**AVAILABLE DATA**
◇ ◇ ◇

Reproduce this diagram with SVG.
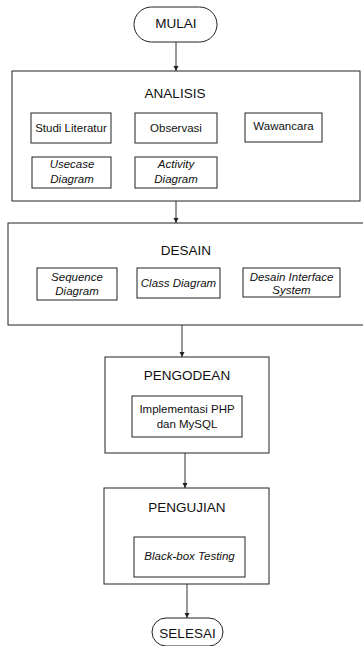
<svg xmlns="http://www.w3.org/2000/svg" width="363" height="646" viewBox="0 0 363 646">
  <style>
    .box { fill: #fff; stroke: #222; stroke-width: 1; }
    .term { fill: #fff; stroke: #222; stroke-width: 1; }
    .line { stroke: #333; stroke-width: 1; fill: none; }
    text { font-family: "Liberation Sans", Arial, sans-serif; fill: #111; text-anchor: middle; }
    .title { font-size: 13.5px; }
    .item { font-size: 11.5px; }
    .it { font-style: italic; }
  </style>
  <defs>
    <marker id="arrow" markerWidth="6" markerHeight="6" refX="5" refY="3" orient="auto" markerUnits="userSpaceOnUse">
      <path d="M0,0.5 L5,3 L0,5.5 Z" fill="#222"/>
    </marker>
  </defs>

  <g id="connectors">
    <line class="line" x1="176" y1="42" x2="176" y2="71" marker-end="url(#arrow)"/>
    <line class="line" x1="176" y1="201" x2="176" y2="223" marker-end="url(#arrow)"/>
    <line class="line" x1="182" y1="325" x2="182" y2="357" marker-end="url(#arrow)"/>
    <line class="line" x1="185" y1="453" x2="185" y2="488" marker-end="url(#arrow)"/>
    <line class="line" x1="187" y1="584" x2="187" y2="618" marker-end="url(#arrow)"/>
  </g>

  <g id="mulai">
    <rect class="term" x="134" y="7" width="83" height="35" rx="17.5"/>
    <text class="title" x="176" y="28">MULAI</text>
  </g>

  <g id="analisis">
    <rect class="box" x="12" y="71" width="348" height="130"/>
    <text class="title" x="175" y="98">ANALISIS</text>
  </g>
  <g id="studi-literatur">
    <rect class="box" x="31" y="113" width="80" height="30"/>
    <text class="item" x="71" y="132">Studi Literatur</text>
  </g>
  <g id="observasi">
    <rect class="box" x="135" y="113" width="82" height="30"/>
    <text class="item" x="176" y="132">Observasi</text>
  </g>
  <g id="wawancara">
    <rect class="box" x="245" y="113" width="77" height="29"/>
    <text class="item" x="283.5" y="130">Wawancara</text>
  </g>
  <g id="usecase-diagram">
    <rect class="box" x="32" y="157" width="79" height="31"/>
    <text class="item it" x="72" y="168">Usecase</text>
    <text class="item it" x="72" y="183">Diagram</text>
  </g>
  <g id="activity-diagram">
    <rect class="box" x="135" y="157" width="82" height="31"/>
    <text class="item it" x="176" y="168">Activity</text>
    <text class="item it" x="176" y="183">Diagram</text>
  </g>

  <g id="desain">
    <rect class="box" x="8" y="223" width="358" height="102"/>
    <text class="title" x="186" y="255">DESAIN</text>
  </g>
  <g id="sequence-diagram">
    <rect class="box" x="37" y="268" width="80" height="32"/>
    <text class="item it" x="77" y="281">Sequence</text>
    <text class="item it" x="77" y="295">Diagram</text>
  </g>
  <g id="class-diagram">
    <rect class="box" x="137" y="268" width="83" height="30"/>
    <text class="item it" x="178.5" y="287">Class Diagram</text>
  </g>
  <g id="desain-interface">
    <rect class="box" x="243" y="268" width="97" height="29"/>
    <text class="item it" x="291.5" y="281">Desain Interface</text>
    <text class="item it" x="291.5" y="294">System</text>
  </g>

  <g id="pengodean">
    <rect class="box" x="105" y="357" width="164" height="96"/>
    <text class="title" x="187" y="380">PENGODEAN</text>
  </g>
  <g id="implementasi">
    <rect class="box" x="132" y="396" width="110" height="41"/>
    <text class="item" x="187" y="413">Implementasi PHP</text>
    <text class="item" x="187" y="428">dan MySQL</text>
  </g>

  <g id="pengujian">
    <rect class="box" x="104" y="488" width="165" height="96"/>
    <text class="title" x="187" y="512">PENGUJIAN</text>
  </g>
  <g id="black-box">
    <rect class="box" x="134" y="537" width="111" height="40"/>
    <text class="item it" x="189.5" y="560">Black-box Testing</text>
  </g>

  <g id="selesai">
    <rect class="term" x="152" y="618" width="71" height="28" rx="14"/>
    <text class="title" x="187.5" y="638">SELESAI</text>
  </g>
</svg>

◇ ◇ ◇

**BRIEF**
Transcribe the material exactly, leaving every picture out.

**EXPECTED ANSWER**
Reproduce this diagram with SVG.
<svg xmlns="http://www.w3.org/2000/svg" width="363" height="646" viewBox="0 0 363 646">
  <style>
    .box { fill: #fff; stroke: #222; stroke-width: 1; }
    .term { fill: #fff; stroke: #222; stroke-width: 1; }
    .line { stroke: #333; stroke-width: 1; fill: none; }
    text { font-family: "Liberation Sans", Arial, sans-serif; fill: #111; text-anchor: middle; }
    .title { font-size: 13.5px; }
    .item { font-size: 11.5px; }
    .it { font-style: italic; }
  </style>
  <defs>
    <marker id="arrow" markerWidth="6" markerHeight="6" refX="5" refY="3" orient="auto" markerUnits="userSpaceOnUse">
      <path d="M0,0.5 L5,3 L0,5.5 Z" fill="#222"/>
    </marker>
  </defs>

  <g id="connectors">
    <line class="line" x1="176" y1="42" x2="176" y2="71" marker-end="url(#arrow)"/>
    <line class="line" x1="176" y1="201" x2="176" y2="223" marker-end="url(#arrow)"/>
    <line class="line" x1="182" y1="325" x2="182" y2="357" marker-end="url(#arrow)"/>
    <line class="line" x1="185" y1="453" x2="185" y2="488" marker-end="url(#arrow)"/>
    <line class="line" x1="187" y1="584" x2="187" y2="618" marker-end="url(#arrow)"/>
  </g>

  <g id="mulai">
    <rect class="term" x="134" y="7" width="83" height="35" rx="17.5"/>
    <text class="title" x="176" y="28">MULAI</text>
  </g>

  <g id="analisis">
    <rect class="box" x="12" y="71" width="348" height="130"/>
    <text class="title" x="175" y="98">ANALISIS</text>
  </g>
  <g id="studi-literatur">
    <rect class="box" x="31" y="113" width="80" height="30"/>
    <text class="item" x="71" y="132">Studi Literatur</text>
  </g>
  <g id="observasi">
    <rect class="box" x="135" y="113" width="82" height="30"/>
    <text class="item" x="176" y="132">Observasi</text>
  </g>
  <g id="wawancara">
    <rect class="box" x="245" y="113" width="77" height="29"/>
    <text class="item" x="283.5" y="130">Wawancara</text>
  </g>
  <g id="usecase-diagram">
    <rect class="box" x="32" y="157" width="79" height="31"/>
    <text class="item it" x="72" y="168">Usecase</text>
    <text class="item it" x="72" y="183">Diagram</text>
  </g>
  <g id="activity-diagram">
    <rect class="box" x="135" y="157" width="82" height="31"/>
    <text class="item it" x="176" y="168">Activity</text>
    <text class="item it" x="176" y="183">Diagram</text>
  </g>

  <g id="desain">
    <rect class="box" x="8" y="223" width="358" height="102"/>
    <text class="title" x="186" y="255">DESAIN</text>
  </g>
  <g id="sequence-diagram">
    <rect class="box" x="37" y="268" width="80" height="32"/>
    <text class="item it" x="77" y="281">Sequence</text>
    <text class="item it" x="77" y="295">Diagram</text>
  </g>
  <g id="class-diagram">
    <rect class="box" x="137" y="268" width="83" height="30"/>
    <text class="item it" x="178.5" y="287">Class Diagram</text>
  </g>
  <g id="desain-interface">
    <rect class="box" x="243" y="268" width="97" height="29"/>
    <text class="item it" x="291.5" y="281">Desain Interface</text>
    <text class="item it" x="291.5" y="294">System</text>
  </g>

  <g id="pengodean">
    <rect class="box" x="105" y="357" width="164" height="96"/>
    <text class="title" x="187" y="380">PENGODEAN</text>
  </g>
  <g id="implementasi">
    <rect class="box" x="132" y="396" width="110" height="41"/>
    <text class="item" x="187" y="413">Implementasi PHP</text>
    <text class="item" x="187" y="428">dan MySQL</text>
  </g>

  <g id="pengujian">
    <rect class="box" x="104" y="488" width="165" height="96"/>
    <text class="title" x="187" y="512">PENGUJIAN</text>
  </g>
  <g id="black-box">
    <rect class="box" x="134" y="537" width="111" height="40"/>
    <text class="item it" x="189.5" y="560">Black-box Testing</text>
  </g>

  <g id="selesai">
    <rect class="term" x="152" y="618" width="71" height="28" rx="14"/>
    <text class="title" x="187.5" y="638">SELESAI</text>
  </g>
</svg>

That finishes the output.